Many Americans regret the extent of our operations in Afghanistan, more with each passing day. In my opinion, this seems to be offering an all-too-typical moral equivalence argument; since innocents die in American wars, our slaughter of innocents is justified. Stearns correctly follows this quote with extension of the Rwandan official’s line of thought:

“This point of view does not allow for moral nuance. Once we have established that the genocidaires are in the Congo, any means will justify the ends of getting rid of them, even if those means are not strictly related to getting rid of genocidaires.”

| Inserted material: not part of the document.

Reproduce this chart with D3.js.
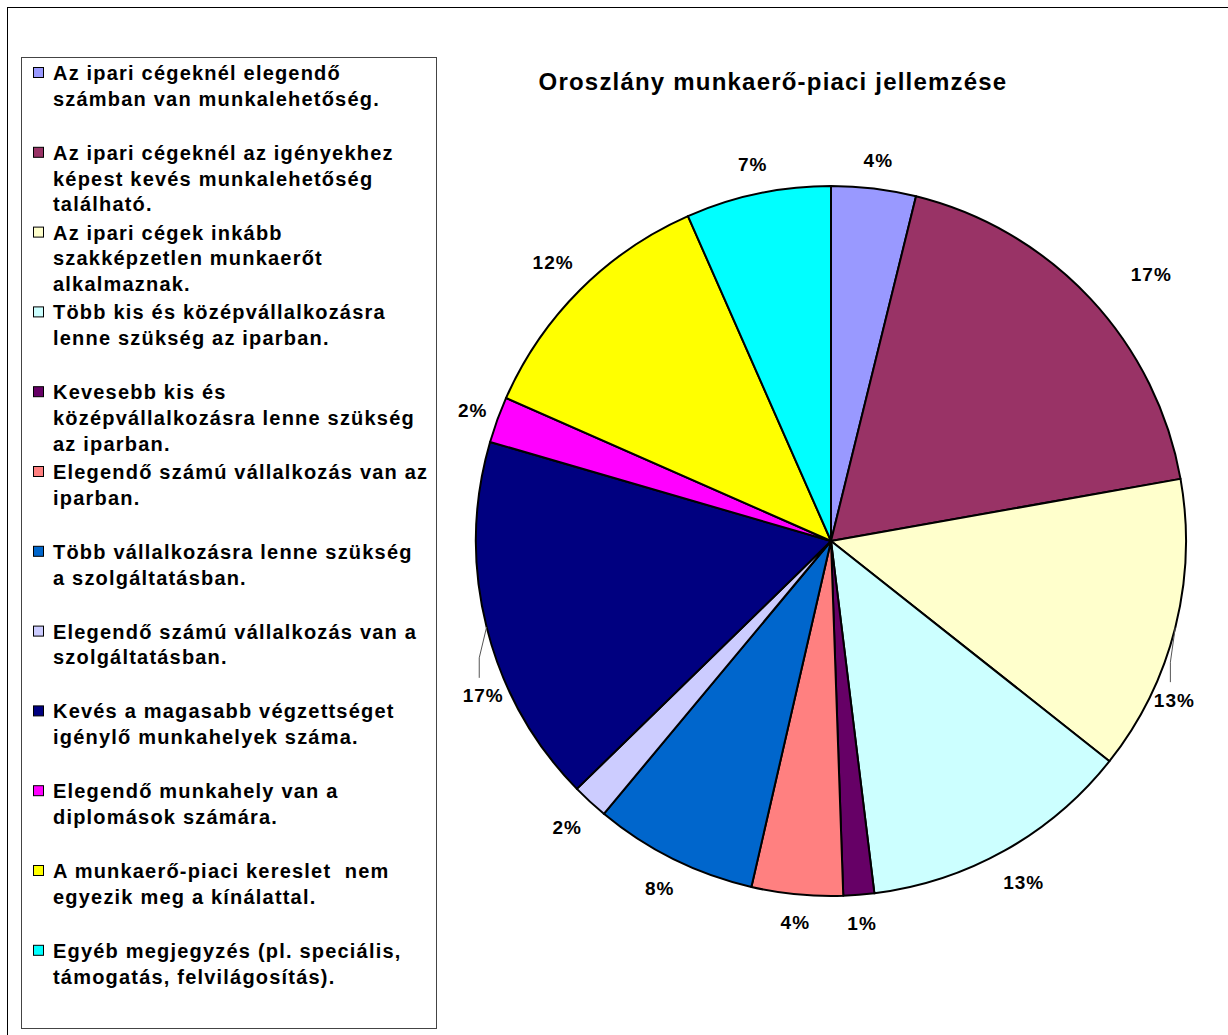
<!DOCTYPE html>
<html>
<head>
<meta charset="utf-8">
<script src="https://cdn.jsdelivr.net/npm/d3@7"></script>
<style>
  body { margin: 0; background: #fff; }
  text { font-family: "Liberation Sans", Arial, sans-serif; font-weight: bold; fill: #000; }
</style>
</head>
<body>
<svg id="chart" width="1228" height="1035"></svg>
<script>
// legend text, wrapped as in the picture
const categories = [
  ["Az ipari cégeknél elegendő", "számban van munkalehetőség."],
  ["Az ipari cégeknél az igényekhez", "képest kevés munkalehetőség", "található."],
  ["Az ipari cégek inkább", "szakképzetlen munkaerőt", "alkalmaznak."],
  ["Több kis és középvállalkozásra", "lenne szükség az iparban."],
  ["Kevesebb kis és", "középvállalkozásra lenne szükség", "az iparban."],
  ["Elegendő számú vállalkozás van az", "iparban."],
  ["Több vállalkozásra lenne szükség", "a szolgáltatásban."],
  ["Elegendő számú vállalkozás van a", "szolgáltatásban."],
  ["Kevés a magasabb végzettséget", "igénylő munkahelyek száma."],
  ["Elegendő munkahely van a", "diplomások számára."],
  ["A munkaerő-piaci kereslet  nem", "egyezik meg a kínálattal."],
  ["Egyéb megjegyzés (pl. speciális,", "támogatás, felvilágosítás)."]
];
// slice shares
const shares = [3.85, 18.35, 13.45, 12.4, 1.4, 4.15, 7.45, 1.65, 16.8, 2.1, 11.8, 6.6];
// label texts as printed on the chart
const pctLabels = ["4%", "17%", "13%", "13%", "1%", "4%", "8%", "2%", "17%", "2%", "12%", "7%"];
const colors = ["#9999FF", "#993366", "#FFFFCC", "#CCFFFF", "#660066", "#FF8080",
                "#0066CC", "#CCCCFF", "#000080", "#FF00FF", "#FFFF00", "#00FFFF"];
const title = "Oroszlány munkaerő-piaci jellemzése";

// labels Excel pushed off their slice: [angle shift in degrees, radius shift]
const labelNudge = [[0,0],[3.2,21],[10.8,-19],[0,0],[0,0],[0,0],[0,0],[0,0],[-9.9,-15],[0,-9],[0,0],[0,0]];
const leader = [false,false,true,false,false,false,false,false,true,false,false,false];

const svg = d3.select("#chart");

// outer chart frame
svg.append("rect")
  .attr("x", 7.5).attr("y", 7.5)
  .attr("width", 1240).attr("height", 1040)
  .attr("fill", "none").attr("stroke", "#000").attr("stroke-width", 1);

// title
svg.append("text")
  .attr("x", 773).attr("y", 90)
  .attr("text-anchor", "middle")
  .style("font-size", "24px")
  .style("letter-spacing", "1.2px")
  .text(title);

// pie
const cx = 831, cy = 541, R = 355;
const g = svg.append("g").attr("transform", "translate(" + cx + "," + cy + ")");

const pie = d3.pie().sort(null).value(d => d);
const arcs = pie(shares);
const arc = d3.arc().innerRadius(0).outerRadius(R);

g.selectAll("path.slice")
  .data(arcs)
  .enter()
  .append("path")
    .attr("class", "slice")
    .attr("d", arc)
    .attr("fill", (d, i) => colors[i])
    .attr("stroke", "#000")
    .attr("stroke-width", 2)
    .attr("stroke-linejoin", "round");

// data labels
const labels = g.selectAll("text.pct")
  .data(arcs)
  .enter()
  .append("text")
    .attr("class", "pct")
    .attr("text-anchor", "middle")
    .attr("dy", "0.35em")
    .style("font-size", "19px")
    .style("letter-spacing", "1px")
    .text((d, i) => pctLabels[i]);

labels.each(function(d, i) {
  const w = this.getComputedTextLength();
  const h = 14;
  const a = (d.startAngle + d.endAngle) / 2 + labelNudge[i][0] * Math.PI / 180;
  const s = Math.sin(a), c = -Math.cos(a);
  const r = R + 20 + Math.abs(s) * w / 2 + Math.abs(c) * h / 2 + labelNudge[i][1];
  const lx = s * r, ly = c * r;
  d3.select(this).attr("x", lx + 1).attr("y", ly);
  if (leader[i]) {
    const ma = (d.startAngle + d.endAngle) / 2;
    const ex = Math.sin(ma) * R, ey = -Math.cos(ma) * R;
    const x0 = lx - 3, y0 = ly - 18;
    g.append("path")
      .attr("d", "M" + x0 + "," + y0 + "L" + x0 + "," + (y0 - 20) + "L" + ex + "," + ey)
      .attr("fill", "none")
      .attr("stroke", "#555")
      .attr("stroke-width", 1);
  }
});

// legend
svg.append("rect")
  .attr("x", 21.5).attr("y", 57.5)
  .attr("width", 415).attr("height", 971)
  .attr("fill", "#fff").attr("stroke", "#444").attr("stroke-width", 1);

const itemY = d3.scalePoint()
  .domain(d3.range(categories.length))
  .range([80, 80 + 79.8 * (categories.length - 1)]);
const lineStep = 25.8;

const items = svg.selectAll("g.item")
  .data(categories)
  .enter()
  .append("g")
    .attr("class", "item")
    .attr("transform", (d, i) => "translate(0," + itemY(i) + ")");

items.append("rect")
  .attr("x", 33.5).attr("y", -12.5)
  .attr("width", 10).attr("height", 10)
  .attr("fill", (d, i) => colors[i])
  .attr("stroke", "#000").attr("stroke-width", 1);

items.each(function(lines) {
  const t = d3.select(this).append("text")
    .style("font-size", "20px")
    .style("letter-spacing", "1.2px")
    .style("white-space", "pre");
  lines.forEach((ln, j) => {
    t.append("tspan").attr("x", 53).attr("y", j * lineStep).text(ln);
  });
});
</script>
</body>
</html>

This official’s argument is as dangerous as the wars he and his neighbors have endured. In delegitimizing any moral nuance his prescription is amoral, or worse, claims an exclusive role defining morality thereby justifying a continuation of the slaughter. I don’t have a solution, but this prescription will yield only more of the same. Political accountability doesn’t pass the buck, or hide behind a general truth that tragedies occur, but rather learns from mistakes made and steadfastly strives to avoid further bloodshed.

In conclusion, I would offer one bit of advice to those who read this important book: use Google Earth or a good atlas; the book has maps, but the maps aren’t sufficient to the level of detail provided in the book. This is a minor nit, but one that can be enhanced through an external source.

Stearns concluded on a note of optimism and confidence in the Congolese people, whom he calls extremely resilient and energetic peoples. One could conclude nothing less from this excellent and truly frightening recounting of their story. Highly recommended.